First we will look at water metabolism from a Western physiology point of view. The Liver manufactures the components of the serum of whole blood. The spleen is the organ that removes old red blood cells (RBC) from circulation. Some now RBC arise here but most in the marrow of bone. The lymphatic system and the spleen are the source of white blood cells (WBC). The lymphatic system conducts fluid from the tissue interstices of the extrcellular matrix back into blood circulation. It also conducts phospholipids from the gut into blood circulation. The blood conducts sugars, amino acids and small peptides into general circulation from the gut. The lungs produce arginine-vasopressin that acts on the kidney nephron to alter water balance in the body. The mineral corticoids of the adrenal glands regulate water balance in the body via the kidney nephron. The liver produces angiotensinogen that assists in water balance via the angiotensin-renin-aldosterone system. The kidney produces rennin that assists in the regulation of water balance. The neuroendocrine system (hypothalamus-pituitary-endocrine organ) regulates all of the systems of the body. The blood carries oxygen, nutrients, wastes and coagulation factors to and from all parts of the body. The interstitial fluid bathes all the cells of the body. Interstitial fluid is derived from blood fluids and carries oxygen, nutrients, wastes and cellular products.
Next, we will look at water metabolism from the point of view of traditional Eastern physiology.
As different from the Western medical concept of distinct organ systems and their attendant unique physiologies, the concept of organ systems in traditional Chinese medicine (TCM) is more of a way to describe a set of interrelated parts with physiological, emotional and mental components. TCM is truly a wholistic paradigm.
Because TCM is holistic, each organ cannot be explained fully unless the TCM relationship as to rheostasis with the other organs is understood. TCM also looks at the functions of the organs rather than fixed areas and, therefore, describes different organs that are not actually physical, like the San Jiao (the 3 bowls of the body cavities as chest, abdomen and sacrum). This also leads to controversy about the validity of TCM, which comes from both the difficulty of translating and lack knowledge about TCM concepts and Chinese culture. One needs to keep an open mind, please realize that these notions evolved in a different culture and are a different way of viewing the human body. These concepts were developed over time some 4000 or more years ago into recent history.
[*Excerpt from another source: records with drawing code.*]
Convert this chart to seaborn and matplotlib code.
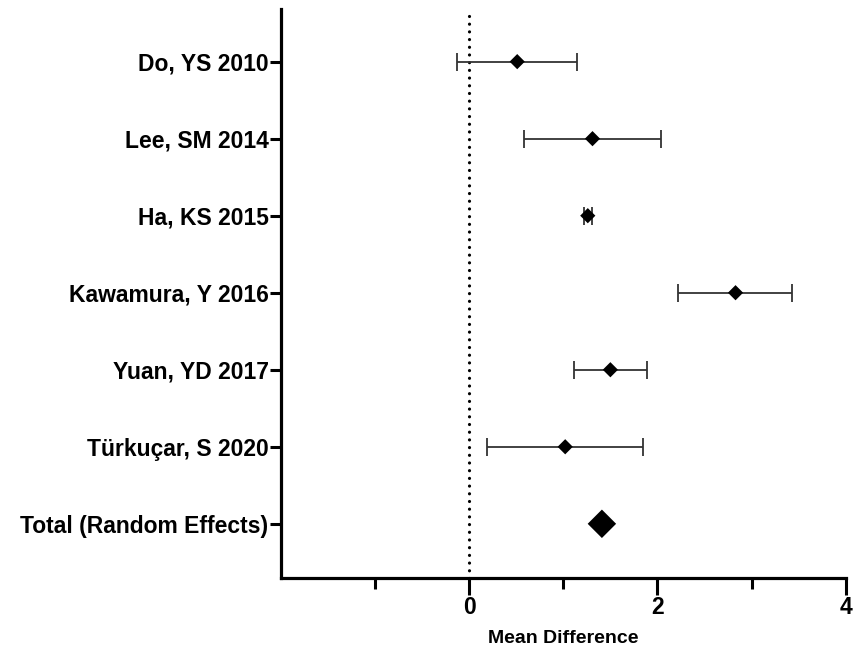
# forest plot of mean differences

import numpy as np
import pandas as pd
import seaborn as sns
import matplotlib.pyplot as plt
from matplotlib.ticker import FixedLocator

studies = ["Do, YS 2010", "Lee, SM 2014", "Ha, KS 2015", "Kawamura, Y 2016",
           "Yuan, YD 2017", "Türkuçar, S 2020", "Total (Random Effects)"]
mean_diff = [0.51, 1.31, 1.26, 2.83, 1.50, 1.02, 1.41]
ci_low = [-0.13, 0.58, 1.22, 2.22, 1.11, 0.19, np.nan]
ci_high = [1.15, 2.04, 1.30, 3.43, 1.89, 1.85, np.nan]

def make_plot():
    sns.set_style("ticks", {"axes.edgecolor": "black", "text.color": "black",
                            "xtick.color": "black", "ytick.color": "black",
                            "axes.labelcolor": "black"})
    plt.rcParams["font.family"] = ["Liberation Sans", "DejaVu Sans"]
    plt.rcParams["font.weight"] = "bold"

    df = pd.DataFrame({"study": studies, "md": mean_diff,
                       "lo": ci_low, "hi": ci_high})
    df["row"] = range(len(df))
    df["kind"] = ["study"] * (len(df) - 1) + ["total"]

    fig = plt.figure(figsize=(8.62, 6.61), dpi=100)
    ax = fig.add_axes([0.326, 0.126, 0.655, 0.86])

    # zero line
    ax.axvline(0, color="black", lw=2.3, linestyle=(0, (0.01, 2.4)),
               dash_capstyle="round", zorder=1)

    # confidence intervals
    ci = df.dropna()
    ax.errorbar(ci["md"], ci["row"],
                xerr=[ci["md"] - ci["lo"], ci["hi"] - ci["md"]],
                fmt="none", ecolor="#333333", elinewidth=1.3,
                capsize=6.5, capthick=1.3, zorder=2)

    sns.scatterplot(data=df, x="md", y="row", hue="kind", size="kind",
                    sizes={"study": 60, "total": 210},
                    palette={"study": "black", "total": "black"},
                    marker="D", linewidth=0, legend=False, ax=ax, zorder=3)

    ax.set_xlim(-2, 4)
    ax.set_ylim(len(df) - 0.3, -0.68)
    ax.set_yticks(df["row"])
    ax.set_yticklabels(df["study"], fontsize=16.5, fontweight="bold")
    ax.set_xticks([0, 2, 4])
    ax.set_xticklabels(["0", "2", "4"], fontsize=16.5, fontweight="bold")
    ax.xaxis.set_minor_locator(FixedLocator([-1, 1, 3]))
    ax.set_xlabel("Mean Difference", fontsize=14, fontweight="bold", labelpad=8)
    ax.set_ylabel("")

    for side in ["top", "right"]:
        ax.spines[side].set_visible(False)
    for side in ["left", "bottom"]:
        ax.spines[side].set_linewidth(2.3)
    ax.tick_params(axis="y", length=8, width=2.2, pad=1)
    ax.tick_params(axis="x", which="major", length=12, width=2.2, pad=1)
    ax.tick_params(axis="x", which="minor", length=8, width=2.2)

    fig.savefig("out.png", dpi=100)

if __name__ == "__main__":
    make_plot()
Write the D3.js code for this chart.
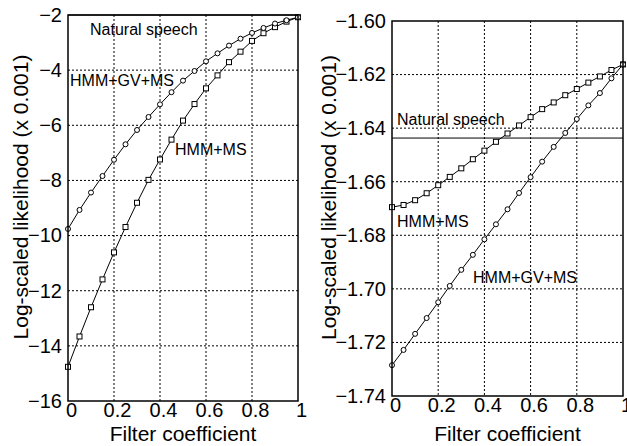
<!DOCTYPE html>
<html>
<head>
<meta charset="utf-8">
<title>Log-scaled likelihood vs filter coefficient</title>
<style>
  body { margin: 0; background: #fff; }
  text { font-family: "Liberation Sans", Arial, Helvetica, sans-serif; fill: #000; }
  .grid line { stroke: #000; stroke-width: 1; stroke-dasharray: 2,2; }
  .frame { fill: none; stroke: #000; stroke-width: 1.5; }
  .line { fill: none; stroke: #000; stroke-width: 1; }
</style>
<script src="https://d3js.org/d3.v7.min.js"></script>
</head>
<body>
<div id="chart"></div>
<script>
// filter coefficients (x values)
var coef = [0, 0.05, 0.1, 0.15, 0.2, 0.25, 0.3, 0.35, 0.4, 0.45, 0.5,
            0.55, 0.6, 0.65, 0.7, 0.75, 0.8, 0.85, 0.9, 0.95, 1.0];

// left panel (x 0.001)
var leftGvMs = [-9.76, -9.07, -8.44, -7.84, -7.25, -6.69, -6.17, -5.70, -5.24, -4.80, -4.38,
                -4.03, -3.68, -3.39, -3.11, -2.86, -2.65, -2.47, -2.31, -2.19, -2.08];
var leftMs = [-14.76, -13.66, -12.60, -11.59, -10.61, -9.69, -8.81, -7.98, -7.24, -6.52, -5.83,
              -5.23, -4.66, -4.19, -3.71, -3.33, -2.94, -2.66, -2.44, -2.24, -2.08];

// right panel (x 0.001)
var rightGvMs = [-1.7285, -1.7228, -1.7168, -1.7109, -1.7050, -1.6989, -1.6929, -1.6873, -1.6815, -1.6759, -1.6703,
                 -1.6642, -1.6583, -1.6525, -1.6470, -1.6418, -1.6366, -1.6315, -1.6269, -1.6214, -1.6162];
var rightMs = [-1.6695, -1.6687, -1.6669, -1.6643, -1.6613, -1.6582, -1.6550, -1.6516, -1.6484, -1.6451, -1.6420,
               -1.6390, -1.6359, -1.6329, -1.6304, -1.6277, -1.6254, -1.6230, -1.6207, -1.6183, -1.6162];

var naturalSpeech = -1.6437;

var xTicks = [0, 0.2, 0.4, 0.6, 0.8, 1];
var leftYTicks = [-2, -4, -6, -8, -10, -12, -14, -16];
var rightYTicks = [-1.60, -1.62, -1.64, -1.66, -1.68, -1.70, -1.72, -1.74];

var W = 627, H = 446;
var svg = d3.select("#chart").append("svg")
  .attr("width", W)
  .attr("height", H);

var panels = [
  {
    x0: 68, x1: 298, yTop: 15, yBot: 401,
    domain: [-16, -2], yTicks: leftYTicks, fmt: d3.format("d"),
    gv: leftGvMs, ms: leftMs, labelX: 21,
    notes: [
      {text: "Natural speech", x: 90, y: 29},
      {text: "HMM+GV+MS", x: 70, y: 80},
      {text: "HMM+MS", x: 175, y: 149}
    ]
  },
  {
    x0: 392, x1: 623, yTop: 21, yBot: 396,
    domain: [-1.74, -1.60], yTicks: rightYTicks, fmt: d3.format(".2f"),
    gv: rightGvMs, ms: rightMs, labelX: 329,
    notes: [
      {text: "Natural speech", x: 397, y: 119},
      {text: "HMM+MS", x: 397, y: 221},
      {text: "HMM+GV+MS", x: 473, y: 277}
    ]
  }
];

panels.forEach(function(p) {
  var x = d3.scaleLinear().domain([0, 1]).range([p.x0, p.x1]);
  var y = d3.scaleLinear().domain(p.domain).range([p.yBot, p.yTop]).clamp(true);

  var g = svg.append("g");

  // grid
  var grid = g.append("g").attr("class", "grid");
  grid.selectAll(".vx").data(xTicks.slice(1, -1)).enter()
    .append("line")
    .attr("x1", d => x(d)).attr("x2", d => x(d))
    .attr("y1", p.yTop).attr("y2", p.yBot);
  grid.selectAll(".hy").data(p.yTicks.slice(1, -1)).enter()
    .append("line")
    .attr("x1", p.x0).attr("x2", p.x1)
    .attr("y1", d => y(d)).attr("y2", d => y(d));

  // axes (labels only, frame drawn separately)
  var xAxis = d3.axisBottom(x).tickValues(xTicks).tickSize(0).tickPadding(2)
    .tickFormat(d3.format("~g"));
  g.append("g")
    .attr("transform", "translate(0," + p.yBot + ")")
    .call(xAxis)
    .call(s => s.select(".domain").remove())
    .selectAll("text")
    .style("font-size", "20px")
    .attr("dx", "3");

  var yAxis = d3.axisLeft(y).tickValues(p.yTicks).tickSize(0).tickPadding(6)
    .tickFormat(p.fmt);
  g.append("g")
    .attr("transform", "translate(" + p.x0 + ",0)")
    .call(yAxis)
    .call(s => s.select(".domain").remove())
    .selectAll("text")
    .style("font-size", "20px");

  g.selectAll(".tick line").remove();

  // natural speech reference line
  g.append("line")
    .attr("class", "line")
    .attr("x1", p.x0).attr("x2", p.x1)
    .attr("y1", y(naturalSpeech)).attr("y2", y(naturalSpeech));

  var line = d3.line()
    .x((d, i) => x(coef[i]))
    .y(d => y(d));

  // HMM+MS with squares
  g.append("path").attr("class", "line").attr("d", line(p.ms));
  g.selectAll(".sq").data(p.ms).enter()
    .append("rect")
    .attr("x", (d, i) => x(coef[i]) - 2.5)
    .attr("y", d => y(d) - 2.5)
    .attr("width", 5).attr("height", 5)
    .attr("fill", "#fff").attr("stroke", "#000").attr("stroke-width", 1);

  // HMM+GV+MS with circles
  g.append("path").attr("class", "line").attr("d", line(p.gv));
  g.selectAll(".ci").data(p.gv).enter()
    .append("circle")
    .attr("cx", (d, i) => x(coef[i]))
    .attr("cy", d => y(d))
    .attr("r", 2.5)
    .attr("fill", "#fff").attr("stroke", "#000").attr("stroke-width", 1);

  // frame
  g.append("rect").attr("class", "frame")
    .attr("x", p.x0).attr("y", p.yTop)
    .attr("width", p.x1 - p.x0).attr("height", p.yBot - p.yTop);

  // annotations
  g.selectAll(".note").data(p.notes).enter()
    .append("text")
    .attr("x", d => d.x).attr("y", d => d.y)
    .attr("dy", "0.35em")
    .style("font-size", "16px")
    .text(d => d.text);

  // axis titles
  g.append("text")
    .attr("x", (p.x0 + p.x1) / 2)
    .attr("y", 434)
    .attr("dy", "0.35em")
    .attr("text-anchor", "middle")
    .style("font-size", "21px")
    .text("Filter coefficient");

  g.append("text")
    .attr("transform", "translate(" + p.labelX + "," + ((p.yTop + p.yBot) / 2 - 11) + ") rotate(-90)")
    .attr("dy", "0.35em")
    .attr("text-anchor", "middle")
    .style("font-size", "21px")
    .text("Log-scaled likelihood (x 0.001)");
});
</script>
</body>
</html>
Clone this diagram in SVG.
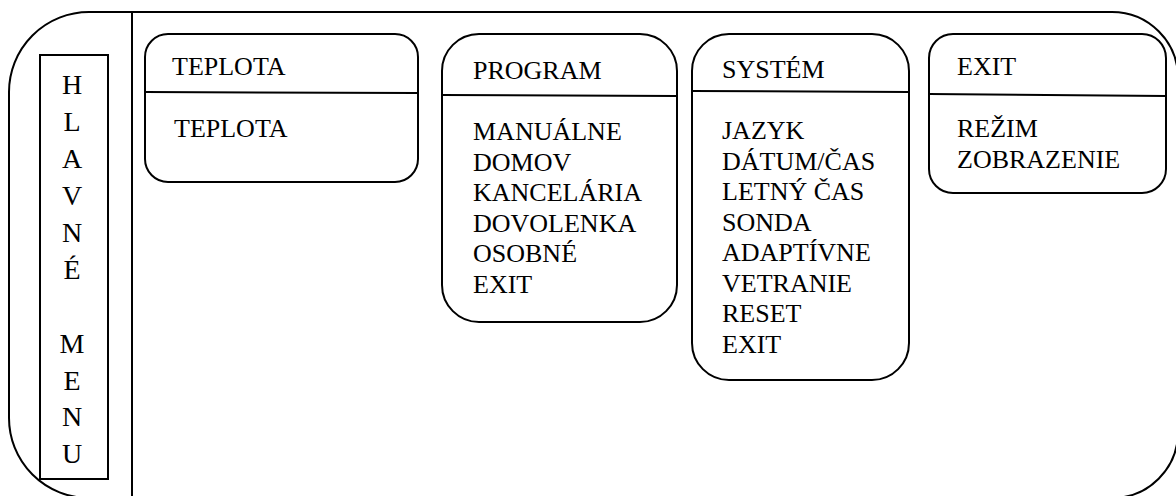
<svg xmlns="http://www.w3.org/2000/svg" width="1176" height="496" viewBox="0 0 1176 496">
<style>
.ln{fill:none;stroke:#000;stroke-width:2}
.bx{fill:#fff;stroke:#000;stroke-width:2}
.t{font-family:"Liberation Serif",Tinos,"Times New Roman",Times,"Noto Serif","DejaVu Serif",serif;font-size:26px;fill:#000}
.vt{font-family:"Liberation Serif",Tinos,"Times New Roman",Times,"Noto Serif","DejaVu Serif",serif;font-size:28px;fill:#000;text-anchor:middle}
</style>
<rect width="1176" height="496" fill="#fff"/>
<g id="frame">
<path class="ln" d="M89,12 H1112 A66,66 0 0 1 1178,78 V432 A66,66 0 0 1 1112,498 H89 A80,80 0 0 1 9,418 V92 A80,80 0 0 1 89,12 Z"/>
<line class="ln" x1="132" y1="12" x2="132" y2="500"/>
</g>
<g id="hlavne-menu">
<rect class="bx" x="40" y="55" width="68" height="424"/>
<text class="vt"><tspan x="72" y="94">H</tspan><tspan x="72" y="131">L</tspan><tspan x="72" y="168">A</tspan><tspan x="72" y="205">V</tspan><tspan x="72" y="242">N</tspan><tspan x="72" y="278.5">É</tspan><tspan x="72" y="352.5">M</tspan><tspan x="72" y="389.5">E</tspan><tspan x="72" y="426">N</tspan><tspan x="72" y="463">U</tspan></text>
</g>
<g id="teplota">
<rect class="bx" x="145" y="34" width="273" height="148" rx="23"/>
<line class="ln" x1="145" y1="92" x2="418" y2="93"/>
<text class="t" x="172" y="75">TEPLOTA</text>
<text class="t" x="174" y="137">TEPLOTA</text>
</g>
<g id="program">
<rect class="bx" x="442" y="34" width="235" height="288" rx="37"/>
<line class="ln" x1="442" y1="95" x2="677" y2="96"/>
<text class="t" x="473" y="79">PROGRAM</text>
<text class="t" x="473" y="140">MANUÁLNE</text>
<text class="t" x="473" y="170.5">DOMOV</text>
<text class="t" x="473" y="201">KANCELÁRIA</text>
<text class="t" x="473" y="231.5">DOVOLENKA</text>
<text class="t" x="473" y="262">OSOBNÉ</text>
<text class="t" x="473" y="292.5">EXIT</text>
</g>
<g id="system">
<rect class="bx" x="692" y="34" width="217" height="346" rx="37"/>
<line class="ln" x1="692" y1="91" x2="909" y2="92"/>
<text class="t" x="722" y="78">SYSTÉM</text>
<text class="t" x="722" y="139">JAZYK</text>
<text class="t" x="722" y="169.5">DÁTUM/ČAS</text>
<text class="t" x="722" y="200">LETNÝ ČAS</text>
<text class="t" x="722" y="230.5">SONDA</text>
<text class="t" x="722" y="261">ADAPTÍVNE</text>
<text class="t" x="722" y="291.5">VETRANIE</text>
<text class="t" x="722" y="322">RESET</text>
<text class="t" x="722" y="352.5">EXIT</text>
</g>
<g id="exit">
<rect class="bx" x="929" y="34" width="237" height="159" rx="24"/>
<line class="ln" x1="929" y1="94" x2="1166" y2="96"/>
<text class="t" x="957" y="75">EXIT</text>
<text class="t" x="957" y="137">REŽIM</text>
<text class="t" x="957" y="168">ZOBRAZENIE</text>
</g>
<g id="connectors"></g>
</svg>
The Kidneys (Shen) is a Zang organ meaning it is a Yin organ. The other Zang (Yin) organs are the Lungs (Fei), Liver (Gan), Spleen (Pi), and Heart (Xin). Sometimes the Pericardium (Xin Bao) is included. Yin organs store, secrete, make, and transform Essence, Blood, Spirit, Qi, and Fluids. These substances then nourish the body.
The Kidneys store the Essence (Jing) of the body and are considered the root of everything. The Kidneys govern water metabolism, reproduction, secretions and some brain functions. Fluid secretions by the Kidneys are urine, semen, and vaginal fluids. The kidney maintains the balance of the fluid and minerals in the body. Fluid in the body is responsible for transporting nutrients to organs and tissues, and to aid in getting rid of waste. The kidney plays an important part in both functions. The kidney either releases water or retains needed water. When the kidney is functioning well, urination is normal. When it doesn’t function well, the kidney could release too much, causing diseases like polyuria and frequent urination. When the kidney does not release enough, it can lead to oliguria and edema. In TCM there is only one Kidney which includes both left and right kidneys (left is Yin and right is Yang). The space between them is known in TCM as the San Jiao.
The other Zang organs involved with water metabolism in TCM are the Spleen, the Lungs and the San Jiao. The lungs are said to regulate water circulation. If the lungs are functioning properly, it is also able to spread water to the kidney and urinary bladder, thus smoothing the metabolism of water. If water does not go smoothly to the kidney and urinary bladder, it results in dysuria, edema, and phlegm-retention diseases. The spleen also absorbs and transports water. The Spleen is said to transform and transport water for use in the body. If the spleen cannot metabolize water properly and retains water, it results in edema, dampness, and diarrhea. From the spleen, water is also sent down to the kidney and excreted from the urinary bladder. Lastly, the San Jiao is said to be the pathway by which the fluid of the body is distributed.
Thus, it is readily appearant that in TCM problems with the origin of water metabolism involves more that just the kidneys. Edema is a serious result of the disfunction of many organs. The retention of Dampnes is more widely distributed in the population and is usually viewed as obesity or in the worst case some form of urinary dysfunction. Diarrhea tends to be more of a Spleen problem but may also be with kidney involvement. This is a very brief account of water metabolism from both perspectives, East and West. In all cases, the function of the organs is dependent upon adequate Qi and Yang within each organ. The liver plays a role here as being the master of Qi flow within the body. The Kidney is the ultimate source of Yang within the body. As you may understand, TCM is by no means an easy conceptual framework to comprehend, use and master.